Q: My wife became eligible for benefits on April 5, 2004. She was terminated on April 14, 2004. She received no COBRA notification. She is suing for disability discrimination because she had cataracts and no reasonable accommodation was provided AND she was terminated three days before her scheduled cataract operation AND received no COBRA notification. My insurance paid for about 80% of the costs. Is there a statute of limitations for suing and collecting a fine? I heard that the federal statute was: 1) non-existent and up to the individual states and that the NY state statute was 2 years. 2) three years. Which (if either) is correct? Could this filing be done pro se in federal court? Is there a good precedent case that could be used as a template?
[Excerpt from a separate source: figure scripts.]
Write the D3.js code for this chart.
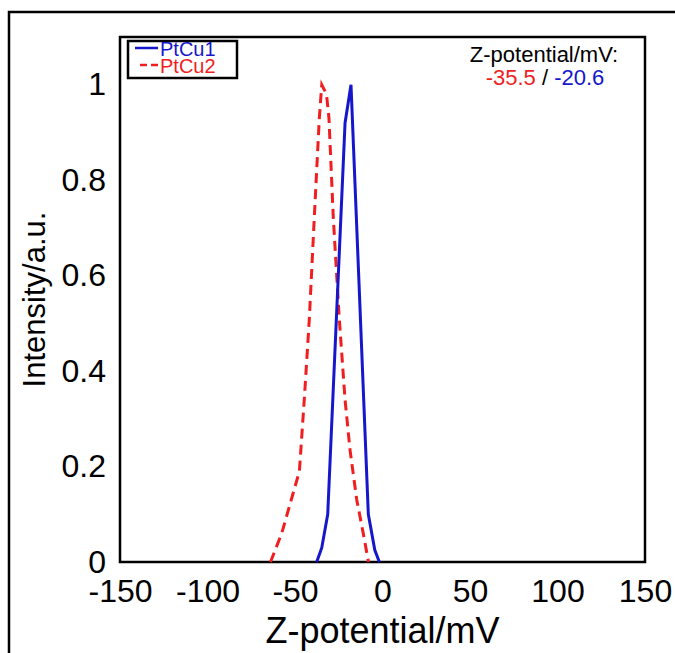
<!DOCTYPE html>
<html>
<head>
<meta charset="utf-8">
<script src="https://cdn.jsdelivr.net/npm/d3@7"></script>
<style>
  html, body { margin: 0; padding: 0; background: #fff; }
  svg { display: block; font-family: "Liberation Sans", Arial, sans-serif; }
</style>
</head>
<body>
<script>
// ---- data ----
const xTicks = [-150, -100, -50, 0, 50, 100, 150];
const xTickLabels = ["-150", "-100", "-50", "0", "50", "100", "150"];
const yTicks = [0, 0.2, 0.4, 0.6, 0.8, 1];
const yTickLabels = ["0", "0.2", "0.4", "0.6", "0.8", "1"];
const seriesNames = ["PtCu1", "PtCu2"];
const ptcu1X = [-37.6, -34.7, -31.3, -21.4, -18.0, -8.1, -4.4, -1.8];
const ptcu1Y = [0.0, 0.03, 0.10, 0.92, 1.0, 0.10, 0.025, 0.0];
const ptcu2X = [-64, -57.6, -47.5, -44.7, -41.8, -39.0, -36.1, -34.7, -32.0, -30.6, -28.1, -24.7, -21.4, -18.6, -14.7, -11.0, -8.0];
const ptcu2Y = [0.0, 0.06, 0.19, 0.34, 0.51, 0.72, 0.93, 1.0, 0.98, 0.93, 0.72, 0.51, 0.34, 0.236, 0.13, 0.06, 0.0];
const zetaValues = ["-35.5", "-20.6"];

const W = 675, H = 653;
const pL = 120, pR = 645, pT = 37, pB = 562;
const blue = "#1616cc", red = "#f01e1e";
const FONT = "Liberation Sans, Arial, sans-serif";

const svg = d3.select("body").append("svg").attr("width", W).attr("height", H);

// outer frame
svg.append("rect").attr("x", 9).attr("y", 12).attr("width", 700).attr("height", 700)
  .attr("fill", "none").attr("stroke", "#000").attr("stroke-width", 2.5);

const x = d3.scaleLinear().domain([-150, 150]).range([pL, pR]);
const y = d3.scaleLinear().domain([0, 1.1]).range([pB, pT]);

// axes
const xAxis = d3.axisBottom(x).tickValues(xTicks).tickSize(0).tickPadding(17)
  .tickFormat((d, i) => xTickLabels[i]);
const gx = svg.append("g").attr("transform", `translate(0,${pB})`).call(xAxis);
gx.select(".domain").remove();
gx.selectAll("text").attr("font-size", 32).attr("fill", "#000").attr("font-family", FONT);

const yAxis = d3.axisLeft(y).tickValues(yTicks).tickSize(0).tickPadding(14)
  .tickFormat((d, i) => yTickLabels[i]);
const gy = svg.append("g").attr("transform", `translate(${pL},0)`).call(yAxis);
gy.select(".domain").remove();
gy.selectAll("text").attr("font-size", 32).attr("fill", "#000").attr("font-family", FONT);

// plot box
svg.append("rect").attr("x", pL).attr("y", pT).attr("width", pR - pL).attr("height", pB - pT)
  .attr("fill", "none").attr("stroke", "#000").attr("stroke-width", 2.5);

// lines
const line = d3.line().x(d => x(d[0])).y(d => y(d[1]));
const s2 = ptcu2X.map((v, i) => [v, ptcu2Y[i]]);
const s1 = ptcu1X.map((v, i) => [v, ptcu1Y[i]]);
svg.append("path").datum(s2).attr("d", line).attr("fill", "none")
  .attr("stroke", red).attr("stroke-width", 3).attr("stroke-dasharray", "10,6");
svg.append("path").datum(s1).attr("d", line).attr("fill", "none")
  .attr("stroke", blue).attr("stroke-width", 3);

// axis titles
svg.append("text").attr("x", (pL + pR) / 2).attr("y", 643).attr("text-anchor", "middle")
  .attr("font-size", 36).text("Z-potential/mV");
svg.append("text").attr("transform", `translate(45,${(pT + pB) / 2}) rotate(-90)`)
  .attr("text-anchor", "middle").attr("font-size", 31).text("Intensity/a.u.");

// legend
const lg = svg.append("g");
lg.append("rect").attr("x", 128).attr("y", 41).attr("width", 109).attr("height", 37)
  .attr("fill", "#fff").attr("stroke", "#000").attr("stroke-width", 2.5);
const legColors = [blue, red];
const legDash = [null, "7,4"];
seriesNames.forEach((n, i) => {
  const yy = 48 + i * 17;
  lg.append("line").attr("x1", i ? 140 : 135).attr("x2", 158).attr("y1", yy).attr("y2", yy)
    .attr("stroke", legColors[i]).attr("stroke-width", 2.5).attr("stroke-dasharray", legDash[i]);
  lg.append("text").attr("x", 160).attr("y", yy + 8).attr("font-size", 20)
    .attr("fill", legColors[i]).text(n);
});

// annotation
svg.append("text").attr("x", 544).attr("y", 62).attr("text-anchor", "middle")
  .attr("font-size", 22).attr("fill", "#000").text("Z-potential/mV:");
const ann = svg.append("text").attr("x", 545).attr("y", 85).attr("text-anchor", "middle")
  .attr("font-size", 22);
ann.append("tspan").attr("fill", red).text(zetaValues[0]);
ann.append("tspan").attr("fill", "#000").text(" / ");
ann.append("tspan").attr("fill", blue).text(zetaValues[1]);
</script>
</body>
</html>
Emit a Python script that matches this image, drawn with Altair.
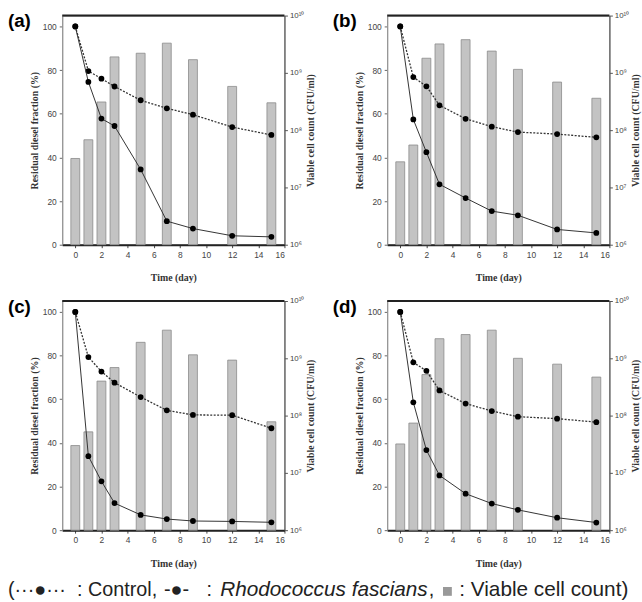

A: The practical limitations may override the legal issues in this situation. The important issue is not the statute of limitations, but rather that because of the delay in enrollment, you would be required to pay for all 18 months of the back premiums at once within 45 days of the time you first request enrollment in the COBRA plan. The premium payments could be far more than the expected benefit that you may receive from the insurance. As a practical matter, this eliminates most "late" COBRA enrollments. Although legal remedies are specified in the law, COBRA difficulties are generally worked out at an administrative level, not in the courts. The penalty is only applicable if the insurer refuses to accept the enrollment after the applicant makes application and tenders payment of the premium money. In your case, it seems likely that the insurer was never even aware of that your spouse was an eligible employee if she was not actually enrolled in the health plan. There is no basis for a lawsuit regarding denial of benefits until after you make a written application for benefits as specified in your policy . (The only imaginable basis for a successful lawsuit seems to be possible at this time would be if you had applied for COBRA benefits, the insurer did not respond to your request and a notification from the Department of Labor based on your complaint. That seems unlikely). If you wish to proceed, your first step should be to notify the insurance company of your intention to enroll in COBRA and to pay the back premiums. You notification should be by certified mail and include a notice that you did not receive earlier notification of enrollment rights. If you receive no response within a reasonable time, say 60 days, then notify the Department of Labor at the address listed at . It is highly likely that the insurer will enroll you in the COBRA benefit plan. You should be aware that successful COBRA lawsuits are very rare because of the very high rate of voluntary compliance by insurers. Even the treat of a lawsuit would cause the insurer to offer the benefit unless the facts were clear that there was no eligibility (for example, when the group health plan is cancelled).